Memang apapun yang terjadi, tujuan ekosistem esports adalah untuk memberi ruang bagi para generasi baru, agar mereka bisa menjadikan hobi bermain game sebagai pekerjaan. Jadi apapun dukungannya, entah dari pihak swasta ataupun pihak pemerintah, intinya semua ini soal bisnis: tujuan dasarnya adalah untuk memenuhi kebutuhan dasar kita sebagai manusia, yaitu sandang, pangan, dan papan.

Ambil contoh Mobile Legends, yang berhasil menjadi besar secara mandiri tanpa banyak campur tangan pemerintah. Dokumentasi Hybrid - Akbar Priono

Namun soal dukungan pemerintah, hal yang patut kita apresiasi sebenarnya bukan hanya dari soal dukungan berupa suntikan dana, melainkan soal dukungan moril. Dukungan moril pemerintah ini maksudnya memberi semacam "legitimasi" terhadap esports.

Maksud "legitimasi" adalah memberi anggapan bahwa esports kini sudah "didukung pemerintah" sehingga tingkat kepercayaan para sponsor terhadap industri jadi ini lebih mengingkat. Kehadiran sosok-sosok kepemerintahan dalam gelaran esports juga membuat industri ini jadi lebih disorot oleh media mainstream, sehingga khalayak umum kini juga turut mengenal fenomena baru ini.

Satu hal yang pasti kita tidak bisa atau bahkan tidak perlu bergantung kepada pemerintah. Selama ini, motor penggerak industri esports adalah bisnis swasta yang ada dalam ekosistemnya. Jika kita berkaca dari negara yang punya ekosistem esports matang seperti Amerika Serikat, Korea Selatan, atau Tiongkok, mereka berkembang dan matang karena peran swasta. Bagaimana dengan pemerintah? Fokus pemerintah biasanya adalah membuat regulasi yang tujuannya agar ekosistem tetap terjaga dan dapat berkembang dengan sehat.
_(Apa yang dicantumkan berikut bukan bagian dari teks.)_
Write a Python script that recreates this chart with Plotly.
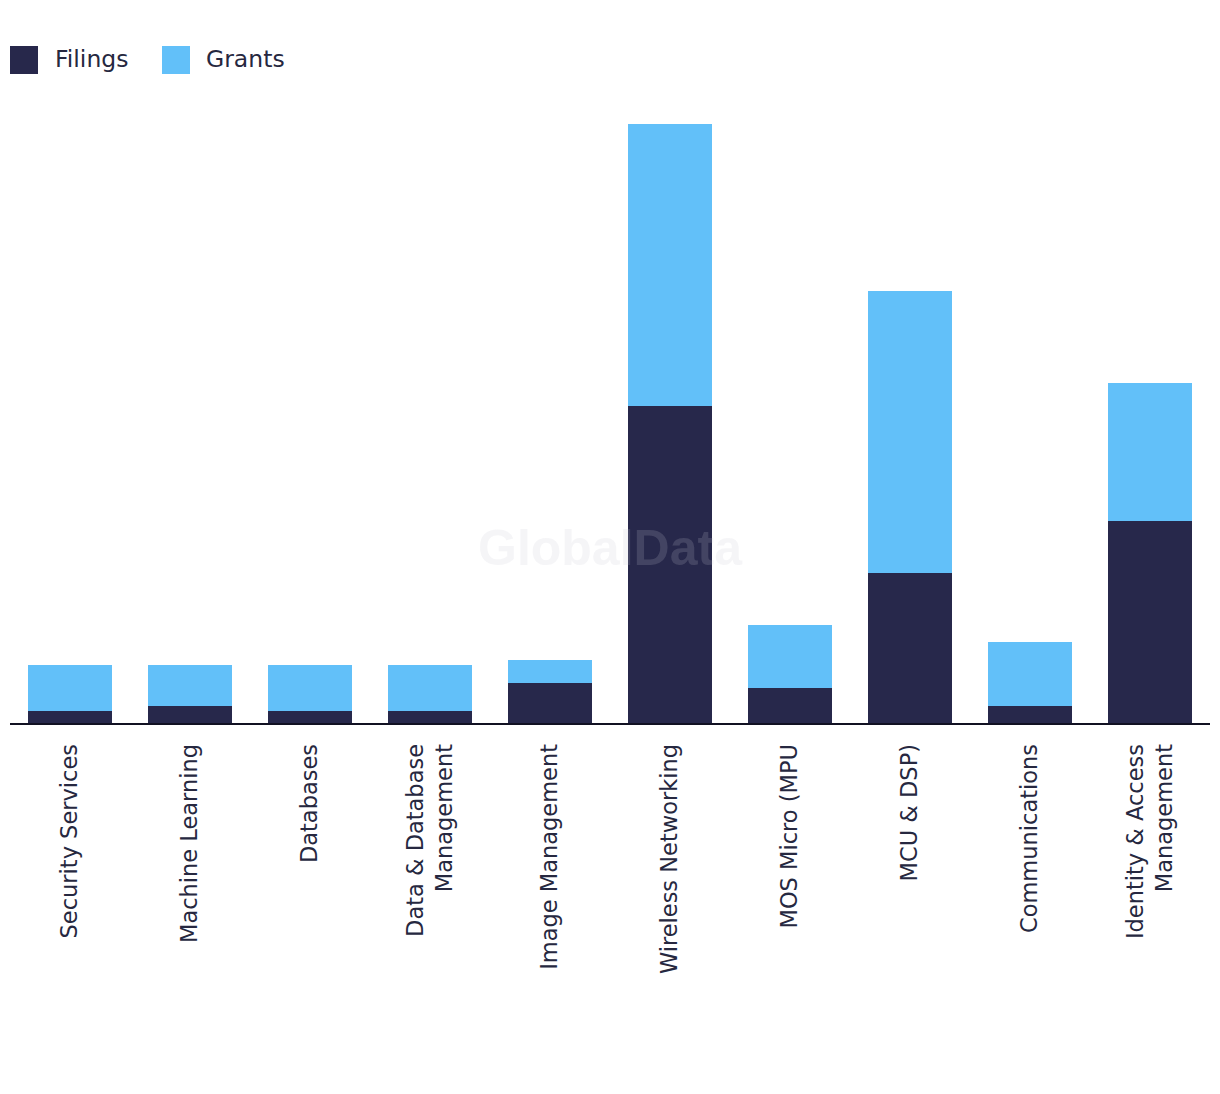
import plotly.graph_objects as go

categories = ["Security Services", "Machine Learning", "Databases",
              "Data & Database<br>Management", "Image Management",
              "Wireless Networking", "MOS Micro (MPU", "MCU & DSP)",
              "Communications", "Identity & Access<br>Management"]
filings = [2, 3, 2, 2, 7, 55, 6, 26, 3, 35]
grants = [8, 7, 8, 8, 4, 49, 11, 49, 11, 24]

FILL_DARK = "#27284b"
FILL_LIGHT = "#62c0f9"
TEXT = "#262840"
FONT = "DejaVu Sans"

PLOT_W = 1200
PLOT_H = 623
TOP = 92

fig = go.Figure()
fig.add_trace(go.Bar(x=categories, y=filings, name="Filings",
                     marker=dict(color=FILL_DARK, line=dict(width=0))))
fig.add_trace(go.Bar(x=categories, y=grants, name="Grants",
                     marker=dict(color=FILL_LIGHT, line=dict(width=0))))


def py(pixel_y):
    # page pixel (reference) -> paper y
    return 1 + (TOP + 8 - pixel_y) / PLOT_H


fig.update_layout(
    width=1220, height=1094,
    barmode="stack", bargap=0.3,
    showlegend=False,
    plot_bgcolor="white", paper_bgcolor="white",
    margin=dict(l=2, r=18, t=TOP, b=1094 - TOP - PLOT_H),
    font=dict(family=FONT, size=22, color=TEXT),
    xaxis=dict(showgrid=False, showline=True, linecolor="#111122", linewidth=2,
               tickangle=-90, ticks="outside", ticklen=10, tickcolor="rgba(0,0,0,0)",
               tickfont=dict(family=FONT, size=22.5, color=TEXT)),
    yaxis=dict(visible=False, range=[0, 108.2], showgrid=False, zeroline=False),
    shapes=[
        dict(type="rect", xref="paper", yref="paper", x0=0, x1=28 / PLOT_W,
             y0=py(74), y1=py(46), fillcolor=FILL_DARK, line=dict(width=0)),
        dict(type="rect", xref="paper", yref="paper", x0=152 / PLOT_W, x1=180 / PLOT_W,
             y0=py(74), y1=py(46), fillcolor=FILL_LIGHT, line=dict(width=0)),
    ],
    annotations=[
        dict(text="Filings", xref="paper", yref="paper", x=43 / PLOT_W, y=py(59),
             xanchor="left", yanchor="middle", showarrow=False,
             font=dict(family=FONT, size=23.5, color=TEXT)),
        dict(text="Grants", xref="paper", yref="paper", x=194 / PLOT_W, y=py(59),
             xanchor="left", yanchor="middle", showarrow=False,
             font=dict(family=FONT, size=23.5, color=TEXT)),
        dict(text="<b>GlobalData</b>", xref="paper", yref="paper", x=600 / PLOT_W,
             y=py(548), xanchor="center", yanchor="middle", showarrow=False,
             font=dict(family="Liberation Sans", size=50, color="rgba(200,200,212,0.18)")),
    ],
)

fig.write_html("out.html")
Datangnya PSG ke Indonesia bisa jadi bagus. Tapi bisa jadi buruk, terutama bila tak ada regulasi pemerintah yang berguna untuk lindungi entitas serta pekerja ekosistem esports lokal. Dokumentasi Hybrid

Apalagi jika melihat rentetan investasi luar negeri terhadap industri esports di Indonesia. Kebutuhan akan regulasi dan perundangan yang baik justru semakin dibutuhkan kehadirannya agar industri ini bisa lebih sustainable. Jangan seperti RUU musik yang jelas-jelas konyol dan tak berpihak pada keberlangsungan sebuah industri dan orang-orang di dalamnya.